[Xapian-discuss] Random ordering from Python

Olly Betts olly at survex.com
Thu Jan 22 00:50:00 GMT 2009

On Wed, Jan 21, 2009 at 11:34:54PM +0100, amix wrote:
> I have tried to implement my own random weight, but that did not work
> out. I would also like this random sorting to perform good and work on
> big result sets.

Implementing a random weighting scheme in Python should be possible,
though the overhead of the callbacks might be an issue if you're working
with a lot of data (I've never profiled, but it's a potential issue as
there's at least one per query term per matching document).
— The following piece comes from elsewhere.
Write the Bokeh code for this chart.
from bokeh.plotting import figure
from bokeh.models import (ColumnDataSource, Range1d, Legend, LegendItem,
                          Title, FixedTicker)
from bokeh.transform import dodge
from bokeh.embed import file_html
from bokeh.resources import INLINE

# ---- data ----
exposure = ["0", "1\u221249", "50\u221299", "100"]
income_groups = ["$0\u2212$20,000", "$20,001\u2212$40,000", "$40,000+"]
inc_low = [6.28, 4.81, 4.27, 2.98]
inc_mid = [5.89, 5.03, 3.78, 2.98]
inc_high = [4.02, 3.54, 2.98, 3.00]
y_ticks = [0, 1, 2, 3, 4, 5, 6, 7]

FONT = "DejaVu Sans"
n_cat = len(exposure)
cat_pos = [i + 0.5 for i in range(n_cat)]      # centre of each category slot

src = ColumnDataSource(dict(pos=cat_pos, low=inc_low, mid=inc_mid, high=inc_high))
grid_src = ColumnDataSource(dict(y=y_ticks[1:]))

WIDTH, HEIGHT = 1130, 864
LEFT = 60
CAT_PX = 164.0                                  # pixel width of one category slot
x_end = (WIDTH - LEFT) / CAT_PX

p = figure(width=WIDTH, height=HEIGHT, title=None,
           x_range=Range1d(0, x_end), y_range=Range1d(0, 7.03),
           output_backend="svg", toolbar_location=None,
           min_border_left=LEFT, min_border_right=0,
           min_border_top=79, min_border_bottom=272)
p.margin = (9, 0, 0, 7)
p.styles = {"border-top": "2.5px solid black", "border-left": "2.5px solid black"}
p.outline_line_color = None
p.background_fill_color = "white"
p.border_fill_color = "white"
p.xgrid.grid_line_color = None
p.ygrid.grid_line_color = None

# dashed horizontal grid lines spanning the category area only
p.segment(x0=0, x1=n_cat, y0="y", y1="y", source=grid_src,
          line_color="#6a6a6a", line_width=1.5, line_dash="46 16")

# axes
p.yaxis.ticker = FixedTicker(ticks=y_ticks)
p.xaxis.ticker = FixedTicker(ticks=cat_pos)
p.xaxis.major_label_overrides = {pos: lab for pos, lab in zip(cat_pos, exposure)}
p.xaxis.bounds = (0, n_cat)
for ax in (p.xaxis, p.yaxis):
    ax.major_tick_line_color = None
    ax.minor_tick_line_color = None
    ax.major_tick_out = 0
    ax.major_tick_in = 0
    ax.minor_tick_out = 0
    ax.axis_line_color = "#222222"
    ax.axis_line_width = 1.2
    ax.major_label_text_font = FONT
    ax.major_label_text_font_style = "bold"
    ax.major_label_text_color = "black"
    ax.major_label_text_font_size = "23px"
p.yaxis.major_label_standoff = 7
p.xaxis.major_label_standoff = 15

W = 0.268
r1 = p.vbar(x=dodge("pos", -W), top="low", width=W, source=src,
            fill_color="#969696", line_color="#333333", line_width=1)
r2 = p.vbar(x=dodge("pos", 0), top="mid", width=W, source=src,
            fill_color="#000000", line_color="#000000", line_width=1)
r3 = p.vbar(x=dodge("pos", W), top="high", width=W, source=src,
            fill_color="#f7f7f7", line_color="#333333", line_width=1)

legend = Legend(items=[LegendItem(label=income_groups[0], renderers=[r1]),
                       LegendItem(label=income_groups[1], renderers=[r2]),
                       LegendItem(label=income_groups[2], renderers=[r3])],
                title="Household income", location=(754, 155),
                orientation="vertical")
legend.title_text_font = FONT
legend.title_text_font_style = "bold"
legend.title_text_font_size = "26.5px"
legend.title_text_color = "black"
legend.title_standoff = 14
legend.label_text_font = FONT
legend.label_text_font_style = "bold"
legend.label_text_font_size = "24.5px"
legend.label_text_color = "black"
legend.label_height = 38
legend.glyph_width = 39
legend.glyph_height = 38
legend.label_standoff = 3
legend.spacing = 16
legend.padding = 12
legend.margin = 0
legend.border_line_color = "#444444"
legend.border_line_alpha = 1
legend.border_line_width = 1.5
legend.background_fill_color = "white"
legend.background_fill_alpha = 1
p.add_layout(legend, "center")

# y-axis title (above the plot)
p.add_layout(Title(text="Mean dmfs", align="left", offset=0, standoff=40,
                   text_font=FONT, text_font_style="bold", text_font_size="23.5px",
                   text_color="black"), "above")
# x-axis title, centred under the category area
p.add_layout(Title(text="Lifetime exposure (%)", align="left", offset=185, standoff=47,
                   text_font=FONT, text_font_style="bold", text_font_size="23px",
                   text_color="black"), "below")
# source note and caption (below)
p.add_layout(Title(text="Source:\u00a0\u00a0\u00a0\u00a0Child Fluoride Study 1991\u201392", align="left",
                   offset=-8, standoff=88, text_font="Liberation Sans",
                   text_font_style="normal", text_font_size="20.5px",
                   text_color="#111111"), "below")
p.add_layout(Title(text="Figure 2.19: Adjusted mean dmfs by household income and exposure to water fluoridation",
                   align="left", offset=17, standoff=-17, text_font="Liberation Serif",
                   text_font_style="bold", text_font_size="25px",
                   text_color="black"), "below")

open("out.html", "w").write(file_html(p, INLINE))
If you're happy using SVN trunk, then BoolWeight plus a PostingSource
which returns a random weight boost between 0 and some fixed value
should do the job.  That's one callback per matching document, which
is better for long queries.

> Is this possible (I would really like to see some example code if it's
> possible :-)). I am using Xapian from Python (which probably makes
> things harder).

There's no existing example, and I don't have the time to write one
at present (sorry).

> I could do random selects easily if counts were exact counts and not
> estimates - so returning exact counts would also solve my problem. I
> need performance thought, so setting check_at_least to 1 million is
> not a solution (unless it performs really good).

It's probably worth investigating.  High check_at_least prevents various
terminate early optimisations, but then it seems to me that so will
anything which is picking random matches.  This would also avoid calling
back to Python code.